***** MATERIAL

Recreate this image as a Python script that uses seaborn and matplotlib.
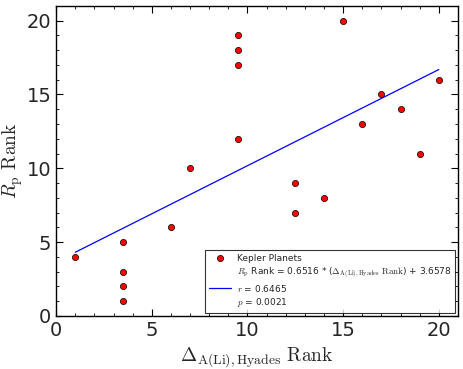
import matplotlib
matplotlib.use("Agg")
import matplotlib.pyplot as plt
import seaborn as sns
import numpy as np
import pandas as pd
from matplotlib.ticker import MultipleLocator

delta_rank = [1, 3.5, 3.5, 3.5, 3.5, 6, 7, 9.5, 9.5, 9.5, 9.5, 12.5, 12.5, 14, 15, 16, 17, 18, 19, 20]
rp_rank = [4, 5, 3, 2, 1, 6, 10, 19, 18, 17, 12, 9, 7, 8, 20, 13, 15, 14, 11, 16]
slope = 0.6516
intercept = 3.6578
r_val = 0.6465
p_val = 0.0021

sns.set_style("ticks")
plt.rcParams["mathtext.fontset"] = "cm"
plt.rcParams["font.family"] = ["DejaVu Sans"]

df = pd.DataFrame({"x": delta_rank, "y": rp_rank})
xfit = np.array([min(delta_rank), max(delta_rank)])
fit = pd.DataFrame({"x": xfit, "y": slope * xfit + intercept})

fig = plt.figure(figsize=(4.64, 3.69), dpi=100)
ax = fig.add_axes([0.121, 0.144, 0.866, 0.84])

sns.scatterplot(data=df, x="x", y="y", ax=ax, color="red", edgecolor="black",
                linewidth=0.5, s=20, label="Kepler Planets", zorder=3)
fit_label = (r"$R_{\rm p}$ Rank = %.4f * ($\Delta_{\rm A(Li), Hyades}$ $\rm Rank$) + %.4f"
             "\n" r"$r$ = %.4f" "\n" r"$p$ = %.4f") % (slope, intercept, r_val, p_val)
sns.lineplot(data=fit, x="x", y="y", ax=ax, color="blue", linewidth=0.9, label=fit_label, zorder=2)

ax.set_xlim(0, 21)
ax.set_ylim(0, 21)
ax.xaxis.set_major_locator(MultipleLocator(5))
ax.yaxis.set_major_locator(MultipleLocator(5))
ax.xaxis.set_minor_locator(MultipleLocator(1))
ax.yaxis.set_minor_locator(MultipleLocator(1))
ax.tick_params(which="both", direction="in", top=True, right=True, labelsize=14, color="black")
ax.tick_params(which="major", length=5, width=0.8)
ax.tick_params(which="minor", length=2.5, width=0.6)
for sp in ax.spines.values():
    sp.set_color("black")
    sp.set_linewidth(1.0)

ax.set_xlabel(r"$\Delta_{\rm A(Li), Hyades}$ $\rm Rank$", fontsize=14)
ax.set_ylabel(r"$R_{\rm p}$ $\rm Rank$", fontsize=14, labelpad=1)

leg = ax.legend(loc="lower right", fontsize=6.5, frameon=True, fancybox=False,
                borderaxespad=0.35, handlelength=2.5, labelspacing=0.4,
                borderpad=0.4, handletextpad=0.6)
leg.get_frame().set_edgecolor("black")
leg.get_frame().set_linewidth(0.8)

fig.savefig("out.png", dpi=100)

**********

WORK TO COMPLETE »
Leave the pictures out and reproduce exactly the lines from the top of the listing above through the line with "linewidth=0.9, label=fit_label, zorder=2)".

FINISHED EXERCISE »
Recreate this image as a Python script that uses seaborn and matplotlib.
import matplotlib
matplotlib.use("Agg")
import matplotlib.pyplot as plt
import seaborn as sns
import numpy as np
import pandas as pd
from matplotlib.ticker import MultipleLocator

delta_rank = [1, 3.5, 3.5, 3.5, 3.5, 6, 7, 9.5, 9.5, 9.5, 9.5, 12.5, 12.5, 14, 15, 16, 17, 18, 19, 20]
rp_rank = [4, 5, 3, 2, 1, 6, 10, 19, 18, 17, 12, 9, 7, 8, 20, 13, 15, 14, 11, 16]
slope = 0.6516
intercept = 3.6578
r_val = 0.6465
p_val = 0.0021

sns.set_style("ticks")
plt.rcParams["mathtext.fontset"] = "cm"
plt.rcParams["font.family"] = ["DejaVu Sans"]

df = pd.DataFrame({"x": delta_rank, "y": rp_rank})
xfit = np.array([min(delta_rank), max(delta_rank)])
fit = pd.DataFrame({"x": xfit, "y": slope * xfit + intercept})

fig = plt.figure(figsize=(4.64, 3.69), dpi=100)
ax = fig.add_axes([0.121, 0.144, 0.866, 0.84])

sns.scatterplot(data=df, x="x", y="y", ax=ax, color="red", edgecolor="black",
                linewidth=0.5, s=20, label="Kepler Planets", zorder=3)
fit_label = (r"$R_{\rm p}$ Rank = %.4f * ($\Delta_{\rm A(Li), Hyades}$ $\rm Rank$) + %.4f"
             "\n" r"$r$ = %.4f" "\n" r"$p$ = %.4f") % (slope, intercept, r_val, p_val)
sns.lineplot(data=fit, x="x", y="y", ax=ax, color="blue", linewidth=0.9, label=fit_label, zorder=2)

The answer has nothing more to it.